**GOAL:**
Repeat each line of the material below exactly as it appears, minus any pictures.

━━━━━━

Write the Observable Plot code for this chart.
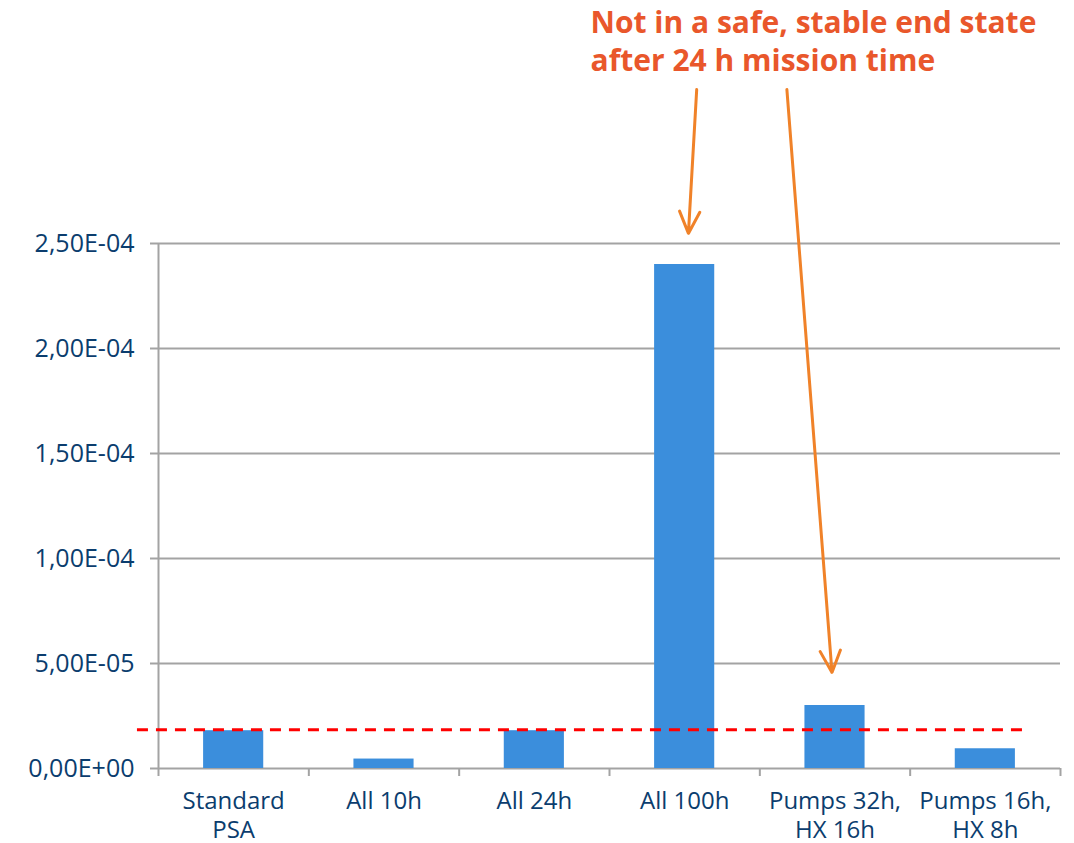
<!DOCTYPE html>
<html>
<head>
<meta charset="utf-8">
<script src="https://cdn.jsdelivr.net/npm/d3@7"></script>
<script src="https://cdn.jsdelivr.net/npm/@observablehq/plot@0.6"></script>
<style>
  html, body { margin: 0; padding: 0; background: #fff; overflow: hidden; }
</style>
</head>
<body>
<div id="chart"></div>
<script>
// ---- data ----
const categories = ["Standard\nPSA", "All 10h", "All 24h", "All 100h", "Pumps 32h,\nHX 16h", "Pumps 16h,\nHX 8h"];
const values = [1.8e-5, 4.5e-6, 1.8e-5, 2.4e-4, 3.0e-5, 9.4e-6];
const thresholdValue = 1.84e-5;
const thresholdExtent = [-0.14, 5.75];       // x extent of dashed line, in category-index units
const yTicks = [0, 5e-5, 1e-4, 1.5e-4, 2e-4, 2.5e-4];
const yTickLabels = ["0,00E+00", "5,00E-05", "1,00E-04", "1,50E-04", "2,00E-04", "2,50E-04"];
const annotationText = "Not in a safe, stable end state\nafter 24 h mission time";
const annotationAt = [2.874, 3.632e-4];        // [category index, value]
const arrowsFrom = [[3.58, 3.233e-4], [4.18, 3.233e-4]];
const arrowsTo = [[3.525, 2.548e-4], [4.48, 4.57e-5]];

// ---- styles ----
const blue = "#0B3D6E";
const grid = "#A3A3A3";
const barColor = "#3B8EDC";
const orangeText = "#E9572B";
const orangeArrow = "#F08229";

const data = categories.map((c, i) => ({i, category: c, value: values[i]}));
const arrows = arrowsFrom.map((f, k) => ({x1: f[0], y1: f[1], x2: arrowsTo[k][0], y2: arrowsTo[k][1]}));
const centers = categories.map((_, i) => i + 0.5);
const bounds = d3.range(categories.length + 1);

const chart = Plot.plot({
  width: 1074,
  height: 843,
  marginLeft: 158,
  marginRight: 14,
  marginTop: 243,
  marginBottom: 75,
  style: {fontFamily: "'Open Sans', sans-serif", background: "#fff", overflow: "visible"},
  x: {domain: [0, categories.length], axis: null},
  y: {domain: [0, 2.5e-4], axis: null},
  marks: [
    Plot.gridY(yTicks, {stroke: grid, strokeOpacity: 1, strokeWidth: 2}),
    Plot.axisY(yTicks, {
      tickSize: 8, tickPadding: 16, stroke: grid, strokeWidth: 2,
      tickFormat: d => yTickLabels[yTicks.indexOf(d)],
      fontSize: 25, fill: blue
    }),
    Plot.ruleX([0], {y1: 0, y2: 2.5e-4, stroke: grid, strokeWidth: 2}),
    Plot.axisX(bounds, {tickSize: 8, stroke: grid, strokeWidth: 2, tickFormat: () => ""}),
    Plot.axisX(centers, {
      tickSize: 0, tickPadding: 20,
      tickFormat: d => categories[Math.floor(d)],
      fontSize: 24, fill: blue, lineHeight: 1.21
    }),
    Plot.rectY(data, {x1: d => d.i + 0.3, x2: d => d.i + 0.7, y: "value", fill: barColor}),
    Plot.ruleY([thresholdValue], {
      x1: thresholdExtent[0], x2: thresholdExtent[1],
      stroke: "#FF0000", strokeWidth: 3, strokeDasharray: "11,8"
    }),
    Plot.arrow(arrows, {
      x1: "x1", y1: "y1", x2: "x2", y2: "y2",
      stroke: orangeArrow, strokeWidth: 3, headLength: 12, headAngle: 50
    }),
    Plot.text([annotationText], {
      x: () => annotationAt[0], y: () => annotationAt[1], text: d => d,
      textAnchor: "start", lineAnchor: "top", lineHeight: 1.27,
      fontSize: 30, fontWeight: "bold", fill: orangeText
    })
  ]
});
document.getElementById("chart").appendChild(chart);
</script>
</body>
</html>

━━━━━━

**OUTPUT:**
Write the Observable Plot code for this chart.
<!DOCTYPE html>
<html>
<head>
<meta charset="utf-8">
<script src="https://cdn.jsdelivr.net/npm/d3@7"></script>
<script src="https://cdn.jsdelivr.net/npm/@observablehq/plot@0.6"></script>
<style>
  html, body { margin: 0; padding: 0; background: #fff; overflow: hidden; }
</style>
</head>
<body>
<div id="chart"></div>
<script>
// ---- data ----
const categories = ["Standard\nPSA", "All 10h", "All 24h", "All 100h", "Pumps 32h,\nHX 16h", "Pumps 16h,\nHX 8h"];
const values = [1.8e-5, 4.5e-6, 1.8e-5, 2.4e-4, 3.0e-5, 9.4e-6];
const thresholdValue = 1.84e-5;
const thresholdExtent = [-0.14, 5.75];       // x extent of dashed line, in category-index units
const yTicks = [0, 5e-5, 1e-4, 1.5e-4, 2e-4, 2.5e-4];
const yTickLabels = ["0,00E+00", "5,00E-05", "1,00E-04", "1,50E-04", "2,00E-04", "2,50E-04"];
const annotationText = "Not in a safe, stable end state\nafter 24 h mission time";
const annotationAt = [2.874, 3.632e-4];        // [category index, value]
const arrowsFrom = [[3.58, 3.233e-4], [4.18, 3.233e-4]];
const arrowsTo = [[3.525, 2.548e-4], [4.48, 4.57e-5]];

// ---- styles ----
const blue = "#0B3D6E";
const grid = "#A3A3A3";
const barColor = "#3B8EDC";
const orangeText = "#E9572B";
const orangeArrow = "#F08229";

const data = categories.map((c, i) => ({i, category: c, value: values[i]}));
const arrows = arrowsFrom.map((f, k) => ({x1: f[0], y1: f[1], x2: arrowsTo[k][0], y2: arrowsTo[k][1]}));
const centers = categories.map((_, i) => i + 0.5);
const bounds = d3.range(categories.length + 1);

const chart = Plot.plot({
  width: 1074,
  height: 843,
  marginLeft: 158,
  marginRight: 14,
  marginTop: 243,
  marginBottom: 75,
  style: {fontFamily: "'Open Sans', sans-serif", background: "#fff", overflow: "visible"},
  x: {domain: [0, categories.length], axis: null},
  y: {domain: [0, 2.5e-4], axis: null},
  marks: [
    Plot.gridY(yTicks, {stroke: grid, strokeOpacity: 1, strokeWidth: 2}),
    Plot.axisY(yTicks, {
      tickSize: 8, tickPadding: 16, stroke: grid, strokeWidth: 2,
      tickFormat: d => yTickLabels[yTicks.indexOf(d)],
      fontSize: 25, fill: blue
    }),
    Plot.ruleX([0], {y1: 0, y2: 2.5e-4, stroke: grid, strokeWidth: 2}),
    Plot.axisX(bounds, {tickSize: 8, stroke: grid, strokeWidth: 2, tickFormat: () => ""}),
    Plot.axisX(centers, {
      tickSize: 0, tickPadding: 20,
      tickFormat: d => categories[Math.floor(d)],
      fontSize: 24, fill: blue, lineHeight: 1.21
    }),
    Plot.rectY(data, {x1: d => d.i + 0.3, x2: d => d.i + 0.7, y: "value", fill: barColor}),
    Plot.ruleY([thresholdValue], {
      x1: thresholdExtent[0], x2: thresholdExtent[1],
      stroke: "#FF0000", strokeWidth: 3, strokeDasharray: "11,8"
    }),
    Plot.arrow(arrows, {
      x1: "x1", y1: "y1", x2: "x2", y2: "y2",
      stroke: orangeArrow, strokeWidth: 3, headLength: 12, headAngle: 50
    }),
    Plot.text([annotationText], {
      x: () => annotationAt[0], y: () => annotationAt[1], text: d => d,
      textAnchor: "start", lineAnchor: "top", lineHeight: 1.27,
      fontSize: 30, fontWeight: "bold", fill: orangeText
    })
  ]
});
document.getElementById("chart").appendChild(chart);
</script>
</body>
</html>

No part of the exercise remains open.